#### [EXERCISE GOAL]
Omit all images. Transcribe the rest of the material below exactly.

* Start RECORDED DATA *

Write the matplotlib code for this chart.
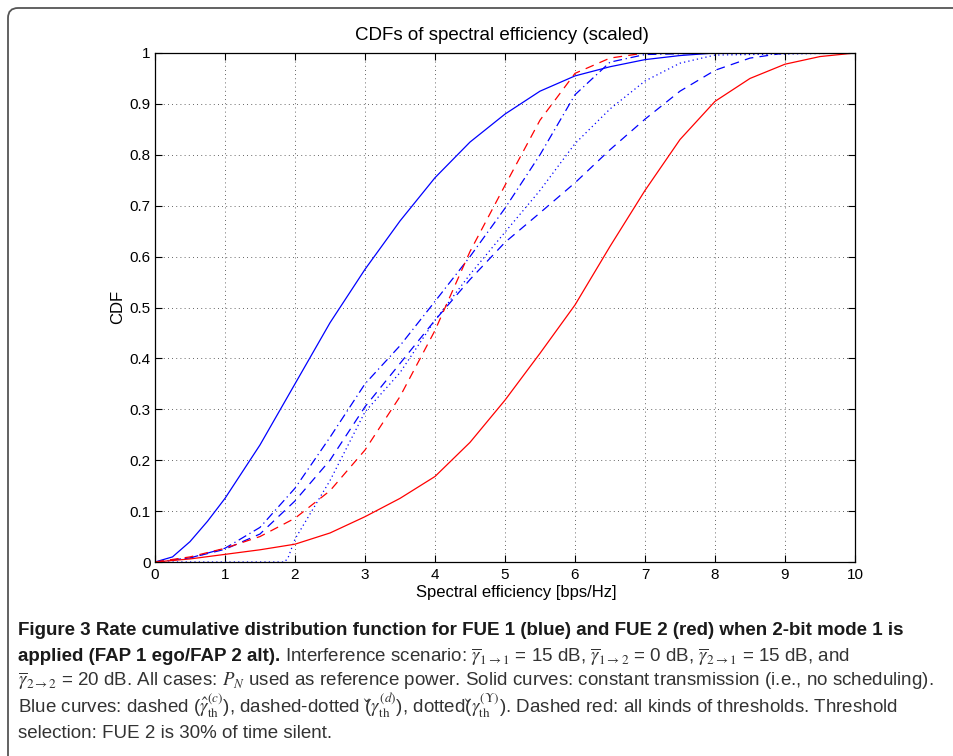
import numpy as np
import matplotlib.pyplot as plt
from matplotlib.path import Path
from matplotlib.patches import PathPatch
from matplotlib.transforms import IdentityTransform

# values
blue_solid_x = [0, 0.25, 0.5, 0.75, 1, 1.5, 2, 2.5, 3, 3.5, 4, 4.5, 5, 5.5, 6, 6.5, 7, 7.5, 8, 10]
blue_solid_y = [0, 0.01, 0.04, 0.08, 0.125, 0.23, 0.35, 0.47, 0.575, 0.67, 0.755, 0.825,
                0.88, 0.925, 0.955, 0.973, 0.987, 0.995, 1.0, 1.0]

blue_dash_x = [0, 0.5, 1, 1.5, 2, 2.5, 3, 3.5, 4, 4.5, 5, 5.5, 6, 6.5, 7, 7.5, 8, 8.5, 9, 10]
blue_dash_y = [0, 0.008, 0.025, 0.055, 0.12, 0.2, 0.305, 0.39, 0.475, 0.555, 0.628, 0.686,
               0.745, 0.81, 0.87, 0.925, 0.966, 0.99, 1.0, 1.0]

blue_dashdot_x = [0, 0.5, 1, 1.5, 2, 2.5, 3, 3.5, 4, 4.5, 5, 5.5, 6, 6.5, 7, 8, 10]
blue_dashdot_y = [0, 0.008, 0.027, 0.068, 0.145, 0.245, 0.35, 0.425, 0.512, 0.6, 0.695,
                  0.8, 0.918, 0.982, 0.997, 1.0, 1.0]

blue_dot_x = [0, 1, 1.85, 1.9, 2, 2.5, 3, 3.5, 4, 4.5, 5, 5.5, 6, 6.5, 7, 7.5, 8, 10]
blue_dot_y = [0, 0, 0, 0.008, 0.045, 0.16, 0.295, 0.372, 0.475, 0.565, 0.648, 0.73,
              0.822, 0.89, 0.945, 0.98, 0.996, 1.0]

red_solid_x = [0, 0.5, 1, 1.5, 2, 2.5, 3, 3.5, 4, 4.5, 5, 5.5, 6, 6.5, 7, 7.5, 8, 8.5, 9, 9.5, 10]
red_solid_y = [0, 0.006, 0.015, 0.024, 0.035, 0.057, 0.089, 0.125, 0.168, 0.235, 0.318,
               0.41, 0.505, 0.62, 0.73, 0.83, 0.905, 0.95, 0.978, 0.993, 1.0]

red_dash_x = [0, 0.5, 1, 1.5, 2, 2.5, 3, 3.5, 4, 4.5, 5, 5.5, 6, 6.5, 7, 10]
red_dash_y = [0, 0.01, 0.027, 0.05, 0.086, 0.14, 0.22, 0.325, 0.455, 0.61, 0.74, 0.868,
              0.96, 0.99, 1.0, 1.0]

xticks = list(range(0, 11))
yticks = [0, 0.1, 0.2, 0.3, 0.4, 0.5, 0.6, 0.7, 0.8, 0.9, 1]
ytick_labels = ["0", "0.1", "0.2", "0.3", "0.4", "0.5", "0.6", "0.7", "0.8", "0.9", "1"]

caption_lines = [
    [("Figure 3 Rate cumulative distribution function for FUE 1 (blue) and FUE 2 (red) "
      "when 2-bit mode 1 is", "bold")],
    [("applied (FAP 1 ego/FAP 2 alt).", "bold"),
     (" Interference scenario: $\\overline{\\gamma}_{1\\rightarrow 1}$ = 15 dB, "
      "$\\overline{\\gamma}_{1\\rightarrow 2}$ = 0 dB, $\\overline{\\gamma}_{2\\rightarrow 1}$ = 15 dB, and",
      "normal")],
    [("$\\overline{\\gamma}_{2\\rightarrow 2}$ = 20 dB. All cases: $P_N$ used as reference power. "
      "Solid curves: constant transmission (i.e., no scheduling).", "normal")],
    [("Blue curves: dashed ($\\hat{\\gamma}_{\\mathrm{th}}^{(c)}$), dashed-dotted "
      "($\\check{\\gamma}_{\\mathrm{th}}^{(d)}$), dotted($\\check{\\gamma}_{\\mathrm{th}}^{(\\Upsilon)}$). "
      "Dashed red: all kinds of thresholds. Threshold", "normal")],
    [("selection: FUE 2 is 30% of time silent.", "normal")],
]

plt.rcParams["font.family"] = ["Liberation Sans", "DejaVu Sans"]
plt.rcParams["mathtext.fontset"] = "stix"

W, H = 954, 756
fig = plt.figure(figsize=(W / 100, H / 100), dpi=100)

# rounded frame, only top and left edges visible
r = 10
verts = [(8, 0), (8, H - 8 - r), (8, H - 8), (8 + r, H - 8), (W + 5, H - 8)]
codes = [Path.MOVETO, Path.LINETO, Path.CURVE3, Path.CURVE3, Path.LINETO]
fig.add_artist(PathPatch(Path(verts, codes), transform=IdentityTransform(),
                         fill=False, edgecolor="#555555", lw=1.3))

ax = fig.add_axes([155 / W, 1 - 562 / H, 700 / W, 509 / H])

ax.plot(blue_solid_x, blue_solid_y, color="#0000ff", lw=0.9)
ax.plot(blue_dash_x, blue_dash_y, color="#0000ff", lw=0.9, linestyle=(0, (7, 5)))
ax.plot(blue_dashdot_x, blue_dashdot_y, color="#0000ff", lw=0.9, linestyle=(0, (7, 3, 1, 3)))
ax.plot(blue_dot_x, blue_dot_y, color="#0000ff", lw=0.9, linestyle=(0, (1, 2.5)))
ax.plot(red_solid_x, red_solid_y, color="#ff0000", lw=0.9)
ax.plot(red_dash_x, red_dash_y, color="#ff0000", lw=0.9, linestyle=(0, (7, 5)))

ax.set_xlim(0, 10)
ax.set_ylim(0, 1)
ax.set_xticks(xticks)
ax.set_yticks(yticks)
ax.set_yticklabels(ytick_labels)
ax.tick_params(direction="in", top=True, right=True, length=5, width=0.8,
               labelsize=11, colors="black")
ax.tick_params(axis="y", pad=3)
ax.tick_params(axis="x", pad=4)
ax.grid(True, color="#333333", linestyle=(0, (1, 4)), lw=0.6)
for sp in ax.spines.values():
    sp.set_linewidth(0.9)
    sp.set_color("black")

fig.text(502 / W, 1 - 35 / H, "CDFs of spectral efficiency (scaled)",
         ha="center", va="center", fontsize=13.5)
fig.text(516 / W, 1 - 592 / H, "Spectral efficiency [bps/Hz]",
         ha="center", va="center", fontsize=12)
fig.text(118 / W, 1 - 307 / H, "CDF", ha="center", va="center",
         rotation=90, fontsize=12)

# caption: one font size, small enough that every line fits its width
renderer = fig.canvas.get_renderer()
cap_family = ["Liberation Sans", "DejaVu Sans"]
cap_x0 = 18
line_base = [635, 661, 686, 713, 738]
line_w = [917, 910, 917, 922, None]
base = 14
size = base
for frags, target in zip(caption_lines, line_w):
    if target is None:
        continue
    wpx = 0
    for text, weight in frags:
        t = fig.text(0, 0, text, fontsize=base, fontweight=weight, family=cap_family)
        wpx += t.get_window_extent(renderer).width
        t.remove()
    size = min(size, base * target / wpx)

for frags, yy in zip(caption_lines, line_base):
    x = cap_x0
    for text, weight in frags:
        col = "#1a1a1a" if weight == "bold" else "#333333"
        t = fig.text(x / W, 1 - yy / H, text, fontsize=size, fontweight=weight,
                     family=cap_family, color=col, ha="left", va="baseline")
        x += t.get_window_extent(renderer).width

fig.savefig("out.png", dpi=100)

* End RECORDED DATA *

#### [FINAL RESULT]
Write the matplotlib code for this chart.
import numpy as np
import matplotlib.pyplot as plt
from matplotlib.path import Path
from matplotlib.patches import PathPatch
from matplotlib.transforms import IdentityTransform

# values
blue_solid_x = [0, 0.25, 0.5, 0.75, 1, 1.5, 2, 2.5, 3, 3.5, 4, 4.5, 5, 5.5, 6, 6.5, 7, 7.5, 8, 10]
blue_solid_y = [0, 0.01, 0.04, 0.08, 0.125, 0.23, 0.35, 0.47, 0.575, 0.67, 0.755, 0.825,
                0.88, 0.925, 0.955, 0.973, 0.987, 0.995, 1.0, 1.0]

blue_dash_x = [0, 0.5, 1, 1.5, 2, 2.5, 3, 3.5, 4, 4.5, 5, 5.5, 6, 6.5, 7, 7.5, 8, 8.5, 9, 10]
blue_dash_y = [0, 0.008, 0.025, 0.055, 0.12, 0.2, 0.305, 0.39, 0.475, 0.555, 0.628, 0.686,
               0.745, 0.81, 0.87, 0.925, 0.966, 0.99, 1.0, 1.0]

blue_dashdot_x = [0, 0.5, 1, 1.5, 2, 2.5, 3, 3.5, 4, 4.5, 5, 5.5, 6, 6.5, 7, 8, 10]
blue_dashdot_y = [0, 0.008, 0.027, 0.068, 0.145, 0.245, 0.35, 0.425, 0.512, 0.6, 0.695,
                  0.8, 0.918, 0.982, 0.997, 1.0, 1.0]

blue_dot_x = [0, 1, 1.85, 1.9, 2, 2.5, 3, 3.5, 4, 4.5, 5, 5.5, 6, 6.5, 7, 7.5, 8, 10]
blue_dot_y = [0, 0, 0, 0.008, 0.045, 0.16, 0.295, 0.372, 0.475, 0.565, 0.648, 0.73,
              0.822, 0.89, 0.945, 0.98, 0.996, 1.0]

red_solid_x = [0, 0.5, 1, 1.5, 2, 2.5, 3, 3.5, 4, 4.5, 5, 5.5, 6, 6.5, 7, 7.5, 8, 8.5, 9, 9.5, 10]
red_solid_y = [0, 0.006, 0.015, 0.024, 0.035, 0.057, 0.089, 0.125, 0.168, 0.235, 0.318,
               0.41, 0.505, 0.62, 0.73, 0.83, 0.905, 0.95, 0.978, 0.993, 1.0]

red_dash_x = [0, 0.5, 1, 1.5, 2, 2.5, 3, 3.5, 4, 4.5, 5, 5.5, 6, 6.5, 7, 10]
red_dash_y = [0, 0.01, 0.027, 0.05, 0.086, 0.14, 0.22, 0.325, 0.455, 0.61, 0.74, 0.868,
              0.96, 0.99, 1.0, 1.0]

xticks = list(range(0, 11))
yticks = [0, 0.1, 0.2, 0.3, 0.4, 0.5, 0.6, 0.7, 0.8, 0.9, 1]
ytick_labels = ["0", "0.1", "0.2", "0.3", "0.4", "0.5", "0.6", "0.7", "0.8", "0.9", "1"]

caption_lines = [
    [("Figure 3 Rate cumulative distribution function for FUE 1 (blue) and FUE 2 (red) "
      "when 2-bit mode 1 is", "bold")],
    [("applied (FAP 1 ego/FAP 2 alt).", "bold"),
     (" Interference scenario: $\\overline{\\gamma}_{1\\rightarrow 1}$ = 15 dB, "
      "$\\overline{\\gamma}_{1\\rightarrow 2}$ = 0 dB, $\\overline{\\gamma}_{2\\rightarrow 1}$ = 15 dB, and",
      "normal")],
    [("$\\overline{\\gamma}_{2\\rightarrow 2}$ = 20 dB. All cases: $P_N$ used as reference power. "
      "Solid curves: constant transmission (i.e., no scheduling).", "normal")],
    [("Blue curves: dashed ($\\hat{\\gamma}_{\\mathrm{th}}^{(c)}$), dashed-dotted "
      "($\\check{\\gamma}_{\\mathrm{th}}^{(d)}$), dotted($\\check{\\gamma}_{\\mathrm{th}}^{(\\Upsilon)}$). "
      "Dashed red: all kinds of thresholds. Threshold", "normal")],
    [("selection: FUE 2 is 30% of time silent.", "normal")],
]

plt.rcParams["font.family"] = ["Liberation Sans", "DejaVu Sans"]
plt.rcParams["mathtext.fontset"] = "stix"

W, H = 954, 756
fig = plt.figure(figsize=(W / 100, H / 100), dpi=100)

# rounded frame, only top and left edges visible
r = 10
verts = [(8, 0), (8, H - 8 - r), (8, H - 8), (8 + r, H - 8), (W + 5, H - 8)]
codes = [Path.MOVETO, Path.LINETO, Path.CURVE3, Path.CURVE3, Path.LINETO]
fig.add_artist(PathPatch(Path(verts, codes), transform=IdentityTransform(),
                         fill=False, edgecolor="#555555", lw=1.3))

ax = fig.add_axes([155 / W, 1 - 562 / H, 700 / W, 509 / H])

ax.plot(blue_solid_x, blue_solid_y, color="#0000ff", lw=0.9)
ax.plot(blue_dash_x, blue_dash_y, color="#0000ff", lw=0.9, linestyle=(0, (7, 5)))
ax.plot(blue_dashdot_x, blue_dashdot_y, color="#0000ff", lw=0.9, linestyle=(0, (7, 3, 1, 3)))
ax.plot(blue_dot_x, blue_dot_y, color="#0000ff", lw=0.9, linestyle=(0, (1, 2.5)))
ax.plot(red_solid_x, red_solid_y, color="#ff0000", lw=0.9)
ax.plot(red_dash_x, red_dash_y, color="#ff0000", lw=0.9, linestyle=(0, (7, 5)))

ax.set_xlim(0, 10)
ax.set_ylim(0, 1)
ax.set_xticks(xticks)
ax.set_yticks(yticks)
ax.set_yticklabels(ytick_labels)
ax.tick_params(direction="in", top=True, right=True, length=5, width=0.8,
               labelsize=11, colors="black")
ax.tick_params(axis="y", pad=3)
ax.tick_params(axis="x", pad=4)
ax.grid(True, color="#333333", linestyle=(0, (1, 4)), lw=0.6)
for sp in ax.spines.values():
    sp.set_linewidth(0.9)
    sp.set_color("black")

fig.text(502 / W, 1 - 35 / H, "CDFs of spectral efficiency (scaled)",
         ha="center", va="center", fontsize=13.5)
fig.text(516 / W, 1 - 592 / H, "Spectral efficiency [bps/Hz]",
         ha="center", va="center", fontsize=12)
fig.text(118 / W, 1 - 307 / H, "CDF", ha="center", va="center",
         rotation=90, fontsize=12)

# caption: one font size, small enough that every line fits its width
renderer = fig.canvas.get_renderer()
cap_family = ["Liberation Sans", "DejaVu Sans"]
cap_x0 = 18
line_base = [635, 661, 686, 713, 738]
line_w = [917, 910, 917, 922, None]
base = 14
size = base
for frags, target in zip(caption_lines, line_w):
    if target is None:
        continue
    wpx = 0
    for text, weight in frags:
        t = fig.text(0, 0, text, fontsize=base, fontweight=weight, family=cap_family)
        wpx += t.get_window_extent(renderer).width
        t.remove()
    size = min(size, base * target / wpx)

for frags, yy in zip(caption_lines, line_base):
    x = cap_x0
    for text, weight in frags:
        col = "#1a1a1a" if weight == "bold" else "#333333"
        t = fig.text(x / W, 1 - yy / H, text, fontsize=size, fontweight=weight,
                     family=cap_family, color=col, ha="left", va="baseline")
        x += t.get_window_extent(renderer).width

fig.savefig("out.png", dpi=100)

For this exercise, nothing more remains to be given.